The extra benefit is that lockfs can serve it's namespace and act as a lock for a cluster of machines.

Switching to using lockfs has considerably improved my database application. The example of tickfs shows that Styx's Flush message isn't handled properly because of the problems of killing processes that might hold locks. Lockfs makes the application more robust. Also, more than one application can now access the datafile as long as each respects the locks served by lockfs. These applications do not even need to be on the same machine. By combining using lockfs with the kind of lockless cache I discuss in lab 30 I can completely avoid locking based on channels that caused me headaches when I needed to kill groups of processes that held locks.

Tuesday, June 07, 2005

lab 31 - accumulator generator in limbo

NAME

lab 31 - accumulator generator in limbo

DESCRIPTION

In lab 25 I tried to tackle the problem of writing an accumulator generator in the languages available on inferno.

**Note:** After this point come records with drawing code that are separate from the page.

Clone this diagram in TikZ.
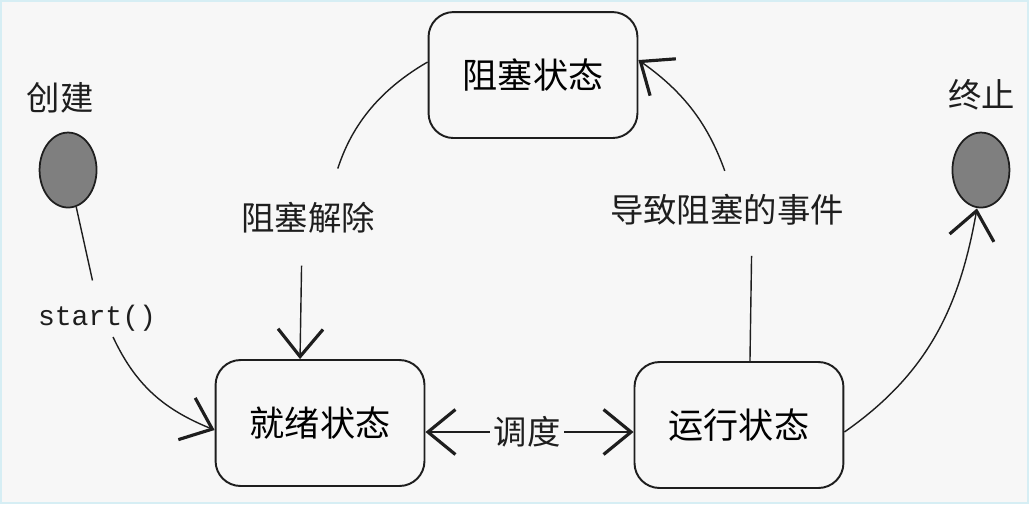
\documentclass[tikz,border=0pt]{standalone}
\usepackage{fontspec}
\setmainfont{Noto Sans CJK SC}
\setmonofont{Liberation Mono}
\usetikzlibrary{arrows.meta, positioning, shapes.geometric}

\definecolor{bgcol}{HTML}{F7F7F7}
\definecolor{framecol}{HTML}{D6EEF4}
\definecolor{inkcol}{HTML}{1E1E1E}
\definecolor{dotcol}{HTML}{7F7F7F}

\begin{document}
\begin{tikzpicture}[
        x=0.02cm, y=-0.02cm,
        statebox/.style={draw=inkcol, line width=1.1pt, rounded corners=0.5cm,
                minimum width=4.18cm, minimum height=2.52cm, font=\fontsize{20}{24}\selectfont},
        enddot/.style={ellipse, draw=inkcol, fill=dotcol, line width=1pt,
                minimum width=1.14cm, minimum height=1.5cm},
        lbl/.style={font=\fontsize{19}{23}\selectfont, text=inkcol, inner sep=2pt},
        flow/.style={inkcol, line width=0.8pt},
        barb/.style={-{Straight Barb[length=5.5mm, width=9mm, line width=1.8pt]}}
    ]
    % background
    \fill[bgcol] (0,0) rectangle (1029,504);
    \draw[framecol, line width=1.2pt] (1,1) rectangle (1028,503);

    % states
    \node[statebox] (blocked) at (533, 75) {阻塞状态};
    \node[statebox] (ready) at (320, 423) {就绪状态};
    \node[statebox] (running) at (739, 425) {运行状态};

    % start and end
    \node[enddot] (create) at (68, 170) {};
    \node[enddot] (stop) at (981, 170) {};
    \node[lbl] at (60, 98) {创建};
    \node[lbl] at (982, 95) {终止};

    % labels
    \node[lbl, font=\ttfamily\fontsize{16}{20}\selectfont] (startlbl) at (97, 318) {start()};
    \node[lbl] (unblock) at (308, 218) {阻塞解除};
    \node[lbl] (event) at (727, 210) {导致阻塞的事件};
    \node[lbl] (sched) at (527, 432) {调度};

    % transitions
    \draw[flow, shorten >=12pt] (create) -- (startlbl.north);
    \draw[flow, barb] (startlbl.south) ++(16,2) to[out=-65, in=158] ([yshift=-0.14cm]ready.west);

    \draw[flow, shorten >=18pt] ([yshift=0.26cm]blocked.west) to[out=-150, in=72] ([xshift=0.4cm]unblock.north);
    \draw[flow, barb, shorten <=16pt] ([xshift=-0.12cm]unblock.south) -- ([xshift=-0.4cm]ready.north);

    \draw[flow, shorten >=15pt] ([xshift=0.22cm]running.north) -- ([xshift=0.5cm]event.south);
    \draw[flow, barb, shorten <=12pt] ([xshift=0.1cm]event.north) to[out=110, in=-35] ([yshift=0.3cm]blocked.east);

    \draw[flow, barb] (sched) -- (sched -| ready.east);
    \draw[flow, barb] (sched) -- (sched -| running.west);

    \draw[flow, barb] ([yshift=-0.14cm]running.east) to[out=35, in=-100] ([xshift=-0.08cm]stop.south);
\end{tikzpicture}
\end{document}
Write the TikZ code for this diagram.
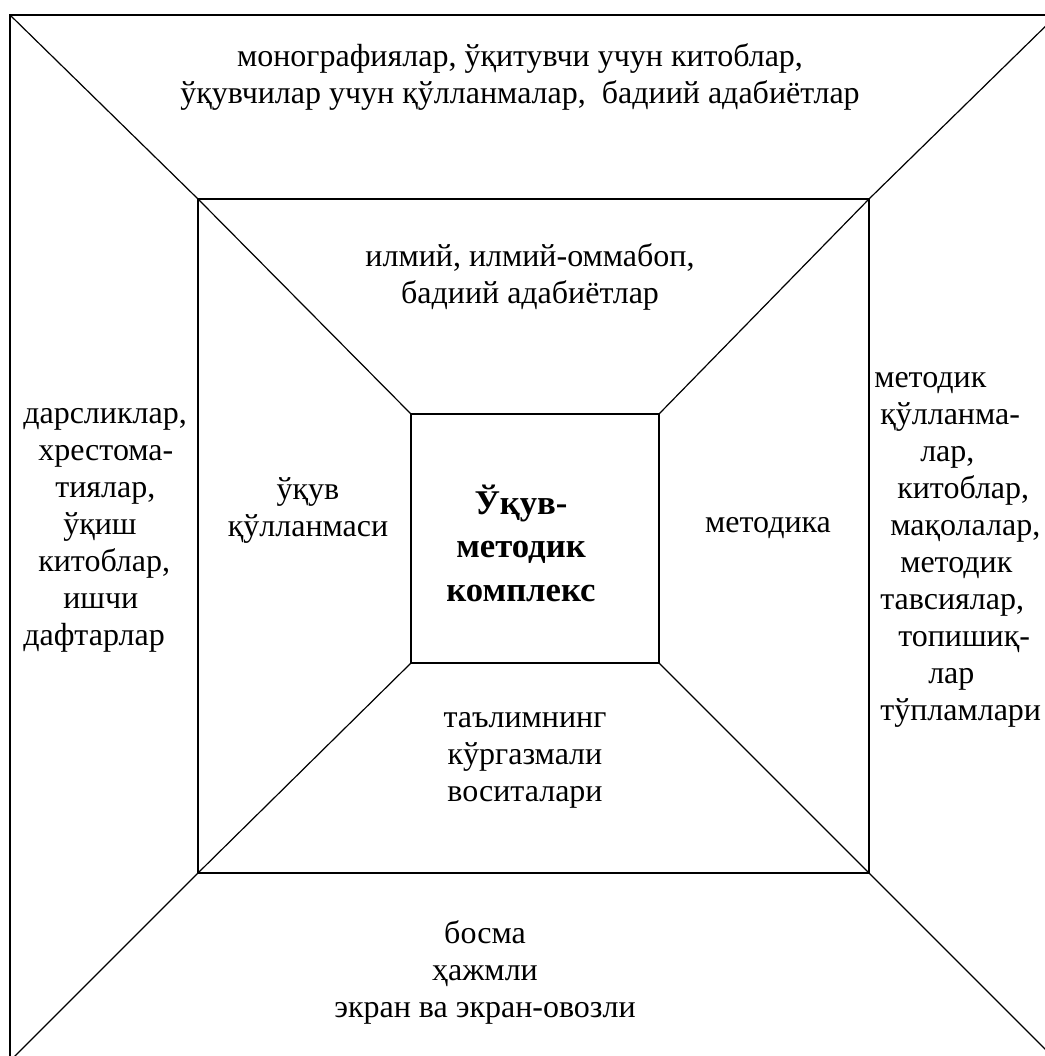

I blithely assumed it wasn't possible in Inferno. I'm happy to say I was wrong. Roger Peppe emailed me the answers, so I'm just reporting what he gave me. But it was very enlightening, a big Aha!, and made me view limbo in a different way.

From rog: "funny thing is, it *is* possible in limbo, if you take a somewhat more liberal definition of the term "function". recall that a limbo channel can act like a function: e.g.

       c: chan of (int, chan of string);

"can represent a function that takes an int and returns a string (through the reply channel).

       c <-= (99, reply := chan of string);
       sys->print("result is %s\n", <-reply);

"i've attached a Limbo version of the accumulator-generator that uses this kind of thing. i'll leave it to you to decide if this fulfils Greenspun's rule or not!"

I said it doesn't strictly pass the test because you are passing an integer not a number. Rog replied: "ahhh but it can if i want it to! (i really like inferno's parametric types... note the accgen and acc functions could be in an external module)."

Around the same time as Rog sent me this I was also reading Structure and Interpretation of Computer Programs, in particular the sections on delayed (or lazy) lists. The connection of lazy lists to functional programming and to channels in inferno was made complete by Doug Mcilroy's paper, Squinting the Power Series. I ported the code, original in newsqueak, to inferno, to absorb the lessons from this. I recommend all inferno programmers go read this paper and study the code.

Where from here? I tried to apply what I'd learned. I created a tool for querying a little database. The query is made by chaining processes in a similar manner as the power series code. I'll be posting this code at a later time, as I hope to incorporate it into the folkonomy fs.